**Aim:** Give the data again exactly as written, skipping any pictures.

**Supplied material:**
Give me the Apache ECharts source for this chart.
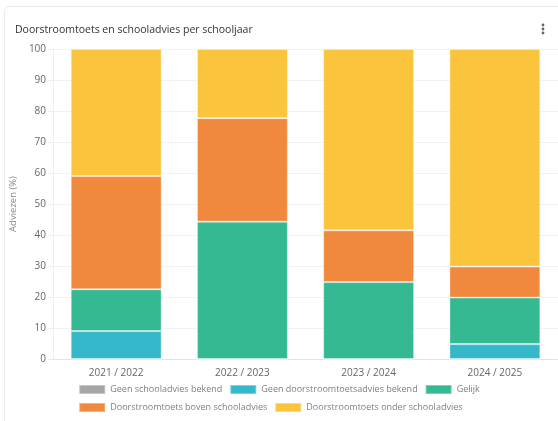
<!DOCTYPE html>
<html>
<head>
<meta charset="utf-8">
<script src="https://cdn.jsdelivr.net/npm/echarts@6/dist/echarts.min.js"></script>
<style>
html,body{margin:0;padding:0;background:#fff;}
#card{position:absolute;left:4px;top:6px;width:560px;height:430px;border:1px solid #ececec;border-radius:6px;box-shadow:0 0 3px rgba(0,0,0,0.05);}
#chart{position:absolute;left:0;top:0;width:558px;height:421px;}
</style>
</head>
<body>
<div id="card"></div>
<div id="chart"></div>
<script>
const categories = ['2021 / 2022', '2022 / 2023', '2023 / 2024', '2024 / 2025'];
const seriesNames = ['Geen schooladvies bekend', 'Geen doorstroomtoetsadvies bekend', 'Gelijk', 'Doorstroomtoets boven schooladvies', 'Doorstroomtoets onder schooladvies'];
const geenSchooladvies = [0, 0, 0, 0];
const geenToetsadvies = [9.0, 0, 0, 4.8];
const gelijk = [13.5, 44.3, 24.8, 15.0];
const boven = [36.5, 33.4, 16.7, 10.0];
const onder = [41.0, 22.3, 58.5, 70.2];
const colors = ['#a6a6a6', '#36b8cb', '#34b993', '#f0893d', '#fac43c'];

const values = [geenSchooladvies, geenToetsadvies, gelijk, boven, onder];
const font = '"Open Sans", sans-serif';

const chart = echarts.init(document.getElementById('chart'));
chart.setOption({
  animation: false,
  textStyle: { fontFamily: font },
  title: {
    text: 'Doorstroomtoets en schooladvies per schooljaar',
    left: 10, top: 20,
    textStyle: { fontSize: 10.5, fontWeight: 'normal', color: '#333', fontFamily: font }
  },
  graphic: [
    { type: 'circle', shape: { cx: 543, cy: 25, r: 1.4 }, style: { fill: '#666' } },
    { type: 'circle', shape: { cx: 543, cy: 29, r: 1.4 }, style: { fill: '#666' } },
    { type: 'circle', shape: { cx: 543, cy: 33, r: 1.4 }, style: { fill: '#666' } }
  ],
  legend: {
    bottom: 3, left: 'center', width: 420,
    itemWidth: 26, itemHeight: 9, itemGap: 7,
    icon: 'rect',
    textStyle: { fontSize: 9, color: '#808080', fontFamily: font },
    data: seriesNames
  },
  grid: { left: 51, right: -2, top: 49, bottom: 62, containLabel: false },
  xAxis: {
    type: 'category', data: categories,
    axisLine: { lineStyle: { color: '#e3e3e3' } },
    axisTick: { show: false },
    axisLabel: { fontSize: 10, color: '#666', margin: 9 }
  },
  yAxis: {
    type: 'value', min: 0, max: 100, interval: 10,
    name: 'Adviezen (%)', nameLocation: 'middle', nameGap: 27,
    nameTextStyle: { fontSize: 9.5, color: '#888' },
    axisLine: { show: true, lineStyle: { color: '#eeeeee' } },
    axisTick: { show: true, length: 5, lineStyle: { color: '#eeeeee' } },
    axisLabel: { fontSize: 10, color: '#666', margin: 7 },
    splitLine: { lineStyle: { color: '#f2f2f2' } }
  },
  series: seriesNames.map((n, i) => ({
    name: n, type: 'bar', stack: 'total', data: values[i],
    barWidth: '72%',
    itemStyle: { color: colors[i], borderColor: 'rgba(255,255,255,0.35)', borderWidth: 1 }
  }))
});
</script>
</body>
</html>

**Exercise output:**
Give me the Apache ECharts source for this chart.
<!DOCTYPE html>
<html>
<head>
<meta charset="utf-8">
<script src="https://cdn.jsdelivr.net/npm/echarts@6/dist/echarts.min.js"></script>
<style>
html,body{margin:0;padding:0;background:#fff;}
#card{position:absolute;left:4px;top:6px;width:560px;height:430px;border:1px solid #ececec;border-radius:6px;box-shadow:0 0 3px rgba(0,0,0,0.05);}
#chart{position:absolute;left:0;top:0;width:558px;height:421px;}
</style>
</head>
<body>
<div id="card"></div>
<div id="chart"></div>
<script>
const categories = ['2021 / 2022', '2022 / 2023', '2023 / 2024', '2024 / 2025'];
const seriesNames = ['Geen schooladvies bekend', 'Geen doorstroomtoetsadvies bekend', 'Gelijk', 'Doorstroomtoets boven schooladvies', 'Doorstroomtoets onder schooladvies'];
const geenSchooladvies = [0, 0, 0, 0];
const geenToetsadvies = [9.0, 0, 0, 4.8];
const gelijk = [13.5, 44.3, 24.8, 15.0];
const boven = [36.5, 33.4, 16.7, 10.0];
const onder = [41.0, 22.3, 58.5, 70.2];
const colors = ['#a6a6a6', '#36b8cb', '#34b993', '#f0893d', '#fac43c'];

const values = [geenSchooladvies, geenToetsadvies, gelijk, boven, onder];
const font = '"Open Sans", sans-serif';

const chart = echarts.init(document.getElementById('chart'));
chart.setOption({
  animation: false,
  textStyle: { fontFamily: font },
  title: {
    text: 'Doorstroomtoets en schooladvies per schooljaar',
    left: 10, top: 20,
    textStyle: { fontSize: 10.5, fontWeight: 'normal', color: '#333', fontFamily: font }
  },
  graphic: [
    { type: 'circle', shape: { cx: 543, cy: 25, r: 1.4 }, style: { fill: '#666' } },
    { type: 'circle', shape: { cx: 543, cy: 29, r: 1.4 }, style: { fill: '#666' } },
    { type: 'circle', shape: { cx: 543, cy: 33, r: 1.4 }, style: { fill: '#666' } }
  ],
  legend: {
    bottom: 3, left: 'center', width: 420,
    itemWidth: 26, itemHeight: 9, itemGap: 7,
    icon: 'rect',
    textStyle: { fontSize: 9, color: '#808080', fontFamily: font },
    data: seriesNames
  },
  grid: { left: 51, right: -2, top: 49, bottom: 62, containLabel: false },
  xAxis: {
    type: 'category', data: categories,
    axisLine: { lineStyle: { color: '#e3e3e3' } },
    axisTick: { show: false },
    axisLabel: { fontSize: 10, color: '#666', margin: 9 }
  },
  yAxis: {
    type: 'value', min: 0, max: 100, interval: 10,
    name: 'Adviezen (%)', nameLocation: 'middle', nameGap: 27,
    nameTextStyle: { fontSize: 9.5, color: '#888' },
    axisLine: { show: true, lineStyle: { color: '#eeeeee' } },
    axisTick: { show: true, length: 5, lineStyle: { color: '#eeeeee' } },
    axisLabel: { fontSize: 10, color: '#666', margin: 7 },
    splitLine: { lineStyle: { color: '#f2f2f2' } }
  },
  series: seriesNames.map((n, i) => ({
    name: n, type: 'bar', stack: 'total', data: values[i],
    barWidth: '72%',
    itemStyle: { color: colors[i], borderColor: 'rgba(255,255,255,0.35)', borderWidth: 1 }
  }))
});
</script>
</body>
</html>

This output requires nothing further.